Some of the last summer tomatoes; the cute little green bowl was made by a friend--more of her work to come!
This tea makes me second-guess my attitudes toward aged oolong. Labeled as 50's/60's, it's easily one of the oldest (if not the oldest) teas I've ever tasted, provided the age is accurate. Who really cares, though--it's about drinking experience and flavor, right? Despite my giddy anticipation, this tea was a winner in both respects. Every once in a great while I'll stumble on one of those cunning seductress teas--at first, the flavor just isn't there. "Looks like the storage took its toll on this one," I'll brashly quip, hoisting my trousers up with both thumbs for effect. After a few sips, though, it starts building, and after a handful of infusions the complexity can only be described as delightful--the tea tastes different, depending on the size of the sip, the temperature, the amount of air taken through the mouth and/or nose before and after swallowing, and the gan dances on with every breath. The flavor alternates between darkly floral and woody fruit, with only a hint of the humidity present in the 70's oolong from NadaCha and none of the whatever-it-is that makes the 90's baozhong from Hou De sort of unbearable after a couple cups. I'm not much on super-accurate flavor description (sorry, but most of the time identification of specific flowers, fruits or other plants would be specious coming out of my mouth, not to mention pretentious), but to me this tea is definitely of the same genre as those other two. That is, aged baozhong. I wish they still produced more baozhong this way--to me it's a lot more interesting than those green, green flowers-in-a-cup teas that seem to be winning all the competitions lately. I'm sure some of the deliciousness comes from the aging, too.
As far as the rest of the drinking experience is concerned, it's cake. One thing I do like about well-aged oolongs is that they're usually easy to brew, and you can usually keep coaxing flavor out of them with long steeps. The mouthfeel is great and slippery, especially for a roasted tea. Finally, the qi of this tea is great--mellowing, with a relaxing sort of cloudy buzzing feeling around the head and eyes--usually I only find this sort of qi in pu-erhs. I'm no expert on qi, nor am I especially sensitive to it, but if a tea gives me a pleasant feeling other than a straight-up caffeine buzz, I'm always appreciative. The cashed leaves are in pretty great shape, considering the tea is potentially twice as old as I am. It is so fascinating to me to hold and experience only lightly processed organic matter from such a long time ago, and the chance to compare the look, feel, and flavor of the leaves to recent teas is engrossing as well. This tea was a distinct privilege to try.

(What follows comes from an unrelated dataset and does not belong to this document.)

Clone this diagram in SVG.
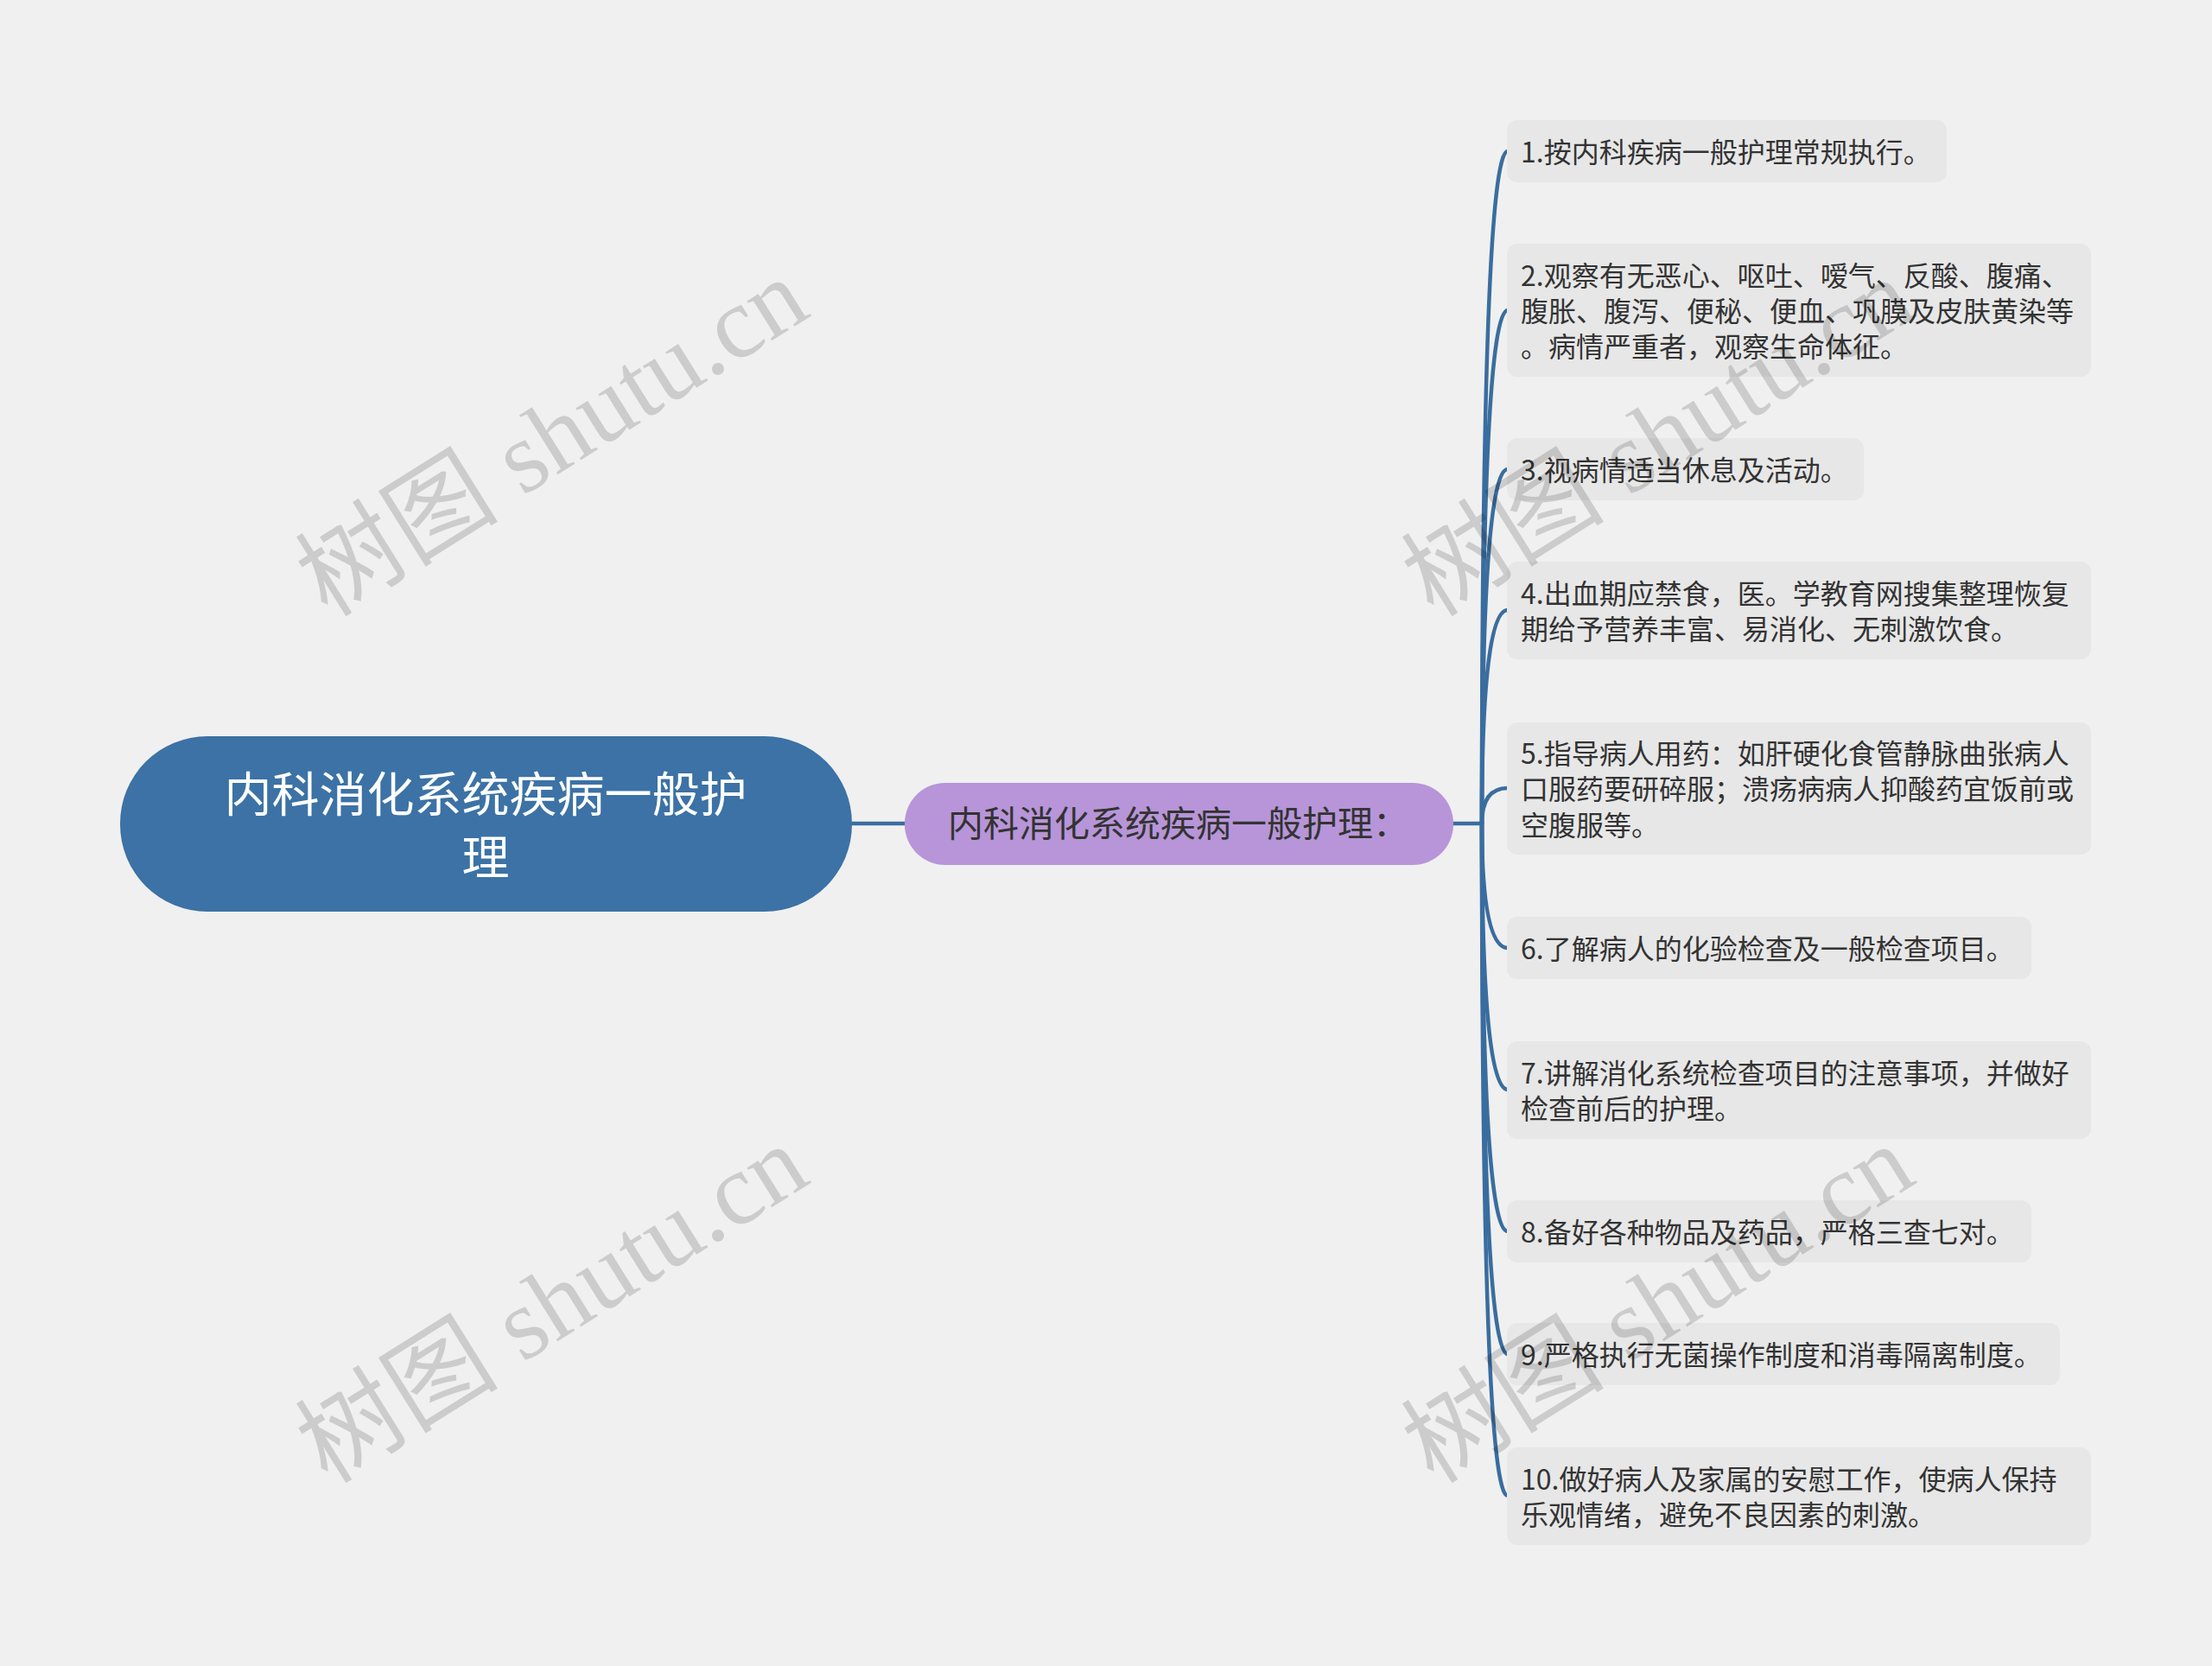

As for aged oolongs as a genre, I remain respectfully aloof. I've tasted proof that, done properly, aged oolong can present a drinking experience unique from both unaged oolong and aged pu-erh, but I've tasted much more proof that few people seem to know how to do it properly. If the amount of practically usable information (in English) about aging pu-erh is frustratingly incomplete, anecdotal, and old-wives'-tale-y, then the secrets of successful oolong aging are downright arcane. I won't be exhaustively picking over my available tea sources for aged teas, but I'll probably continue nosing about for teas I'd be willing to drink regularly, if all the elements line up correctly. Personally, I don't have any big plans to age any Taiwanese oolongs (I've got 4oz of Dong Ding jarred away), though I'm probably going to experiment with aging some Wuyi teas, just for fun. I've been enjoying reading everyone's posts about the Yunnan Sourcing tasting event--though it's a bit like reading reviews of a movie you didn't see, it's always fun to hear multiple opinions about the same teas, and hear how differently some people regarded each tea.